--- start Source data ---
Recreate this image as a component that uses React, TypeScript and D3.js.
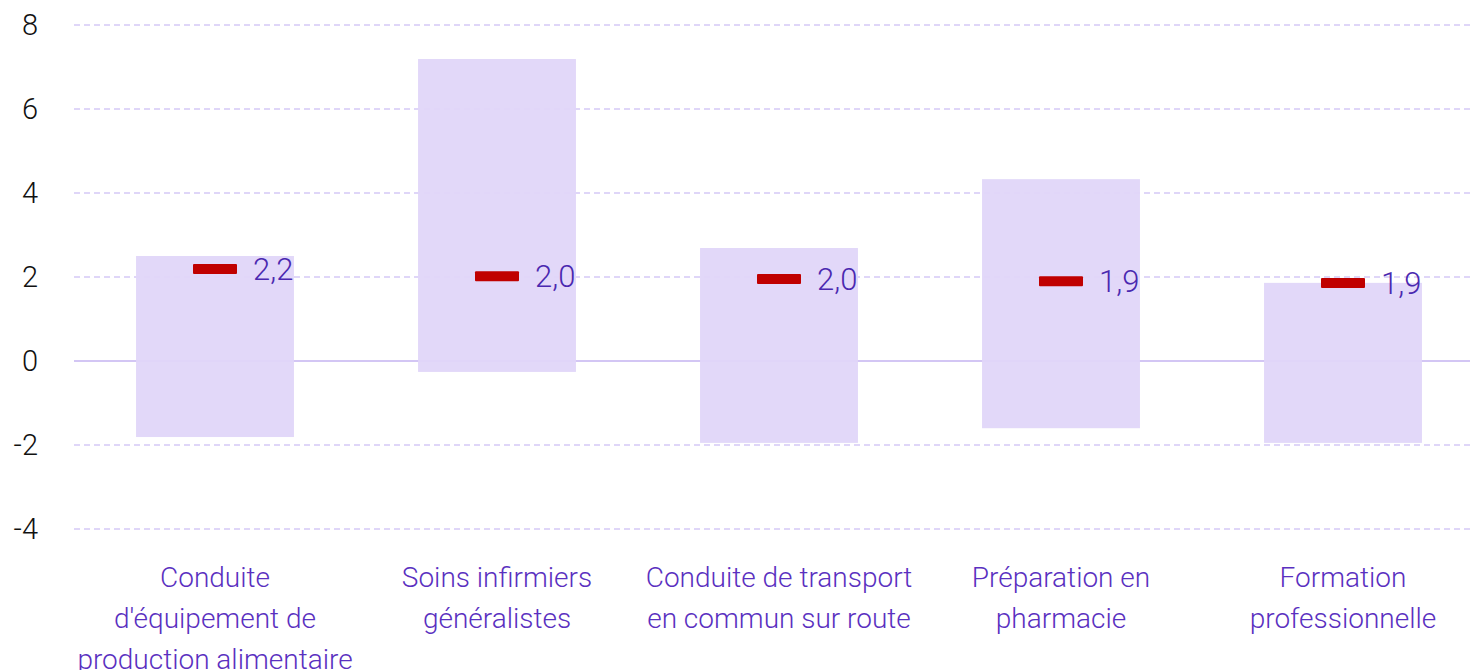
import React from "react";
import * as d3 from "d3";

const categories = [
  ["Conduite", "d'équipement de", "production alimentaire"],
  ["Soins infirmiers", "généralistes"],
  ["Conduite de transport", "en commun sur route"],
  ["Préparation en", "pharmacie"],
  ["Formation", "professionnelle"],
];
const lowValues = [-1.81, -0.26, -1.95, -1.6, -1.95];
const highValues = [2.5, 7.19, 2.69, 4.33, 1.86];
const medianValues = [2.19, 2.02, 1.95, 1.9, 1.86];
const medianLabels = ["2,2", "2,0", "2,0", "1,9", "1,9"];
const yTicks = [-4, -2, 0, 2, 4, 6, 8];

const W = 1470;
const H = 670;
const FONT = "Roboto, 'Open Sans', sans-serif";

export default function App() {
  const x = d3.scaleBand<number>().domain(d3.range(5)).range([74, 1484]).paddingInner(0.44).paddingOuter(0.22);
  const y = d3.scaleLinear().domain([-4, 8]).range([529, 25]);
  const bw = x.bandwidth();
  return (
    <svg width={W} height={H} style={{ position: "absolute", left: 0, top: 0 }}>
      {yTicks.map((t) => (
        <g key={t}>
          <line
            x1={74}
            x2={W}
            y1={y(t)}
            y2={y(t)}
            stroke={t === 0 ? "#d3c6f4" : "#d5c9f6"}
            strokeWidth={t === 0 ? 2 : 1.5}
            strokeDasharray={t === 0 ? undefined : "6 4"}
          />
          <text x={38} y={y(t)} dy="0.36em" textAnchor="end" fontFamily={FONT} fontWeight={300} fontSize={29} fill="#111">
            {t}
          </text>
        </g>
      ))}
      {categories.map((c, i) => {
        const cx = (x(i) as number) + bw / 2;
        return (
          <g key={i}>
            <rect x={x(i)} y={y(highValues[i])} width={bw} height={y(lowValues[i]) - y(highValues[i])} fill="#e0d6f9" fillOpacity={0.95} />
            <rect x={cx - 22} y={y(medianValues[i]) - 5} width={44} height={10} fill="#c00000" rx={1} />
            <text x={cx + 38} y={y(medianValues[i])} dy="0.36em" fontFamily={FONT} fontWeight={300} fontSize={31} fill="#4a28b0">
              {medianLabels[i]}
            </text>
            {c.map((line, j) => (
              <text key={j} x={cx} y={577 + j * 41} dy="0.36em" textAnchor="middle" fontFamily={FONT} fontWeight={300} fontSize={28} fill="#5a30c0">
                {line}
              </text>
            ))}
          </g>
        );
      })}
    </svg>
  );
}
--- end Source data ---
§ Problem statement:
Omit every picture while copying the listing above exactly.

§ Written solution:
Recreate this image as a component that uses React, TypeScript and D3.js.
import React from "react";
import * as d3 from "d3";

const categories = [
  ["Conduite", "d'équipement de", "production alimentaire"],
  ["Soins infirmiers", "généralistes"],
  ["Conduite de transport", "en commun sur route"],
  ["Préparation en", "pharmacie"],
  ["Formation", "professionnelle"],
];
const lowValues = [-1.81, -0.26, -1.95, -1.6, -1.95];
const highValues = [2.5, 7.19, 2.69, 4.33, 1.86];
const medianValues = [2.19, 2.02, 1.95, 1.9, 1.86];
const medianLabels = ["2,2", "2,0", "2,0", "1,9", "1,9"];
const yTicks = [-4, -2, 0, 2, 4, 6, 8];

const W = 1470;
const H = 670;
const FONT = "Roboto, 'Open Sans', sans-serif";

export default function App() {
  const x = d3.scaleBand<number>().domain(d3.range(5)).range([74, 1484]).paddingInner(0.44).paddingOuter(0.22);
  const y = d3.scaleLinear().domain([-4, 8]).range([529, 25]);
  const bw = x.bandwidth();
  return (
    <svg width={W} height={H} style={{ position: "absolute", left: 0, top: 0 }}>
      {yTicks.map((t) => (
        <g key={t}>
          <line
            x1={74}
            x2={W}
            y1={y(t)}
            y2={y(t)}
            stroke={t === 0 ? "#d3c6f4" : "#d5c9f6"}
            strokeWidth={t === 0 ? 2 : 1.5}
            strokeDasharray={t === 0 ? undefined : "6 4"}
          />
          <text x={38} y={y(t)} dy="0.36em" textAnchor="end" fontFamily={FONT} fontWeight={300} fontSize={29} fill="#111">
            {t}
          </text>
        </g>
      ))}
      {categories.map((c, i) => {
        const cx = (x(i) as number) + bw / 2;
        return (
          <g key={i}>
            <rect x={x(i)} y={y(highValues[i])} width={bw} height={y(lowValues[i]) - y(highValues[i])} fill="#e0d6f9" fillOpacity={0.95} />
            <rect x={cx - 22} y={y(medianValues[i]) - 5} width={44} height={10} fill="#c00000" rx={1} />
            <text x={cx + 38} y={y(medianValues[i])} dy="0.36em" fontFamily={FONT} fontWeight={300} fontSize={31} fill="#4a28b0">
              {medianLabels[i]}
            </text>
            {c.map((line, j) => (
              <text key={j} x={cx} y={577 + j * 41} dy="0.36em" textAnchor="middle" fontFamily={FONT} fontWeight={300} fontSize={28} fill="#5a30c0">
                {line}
              </text>
            ))}
          </g>
        );
      })}
    </svg>
  );
}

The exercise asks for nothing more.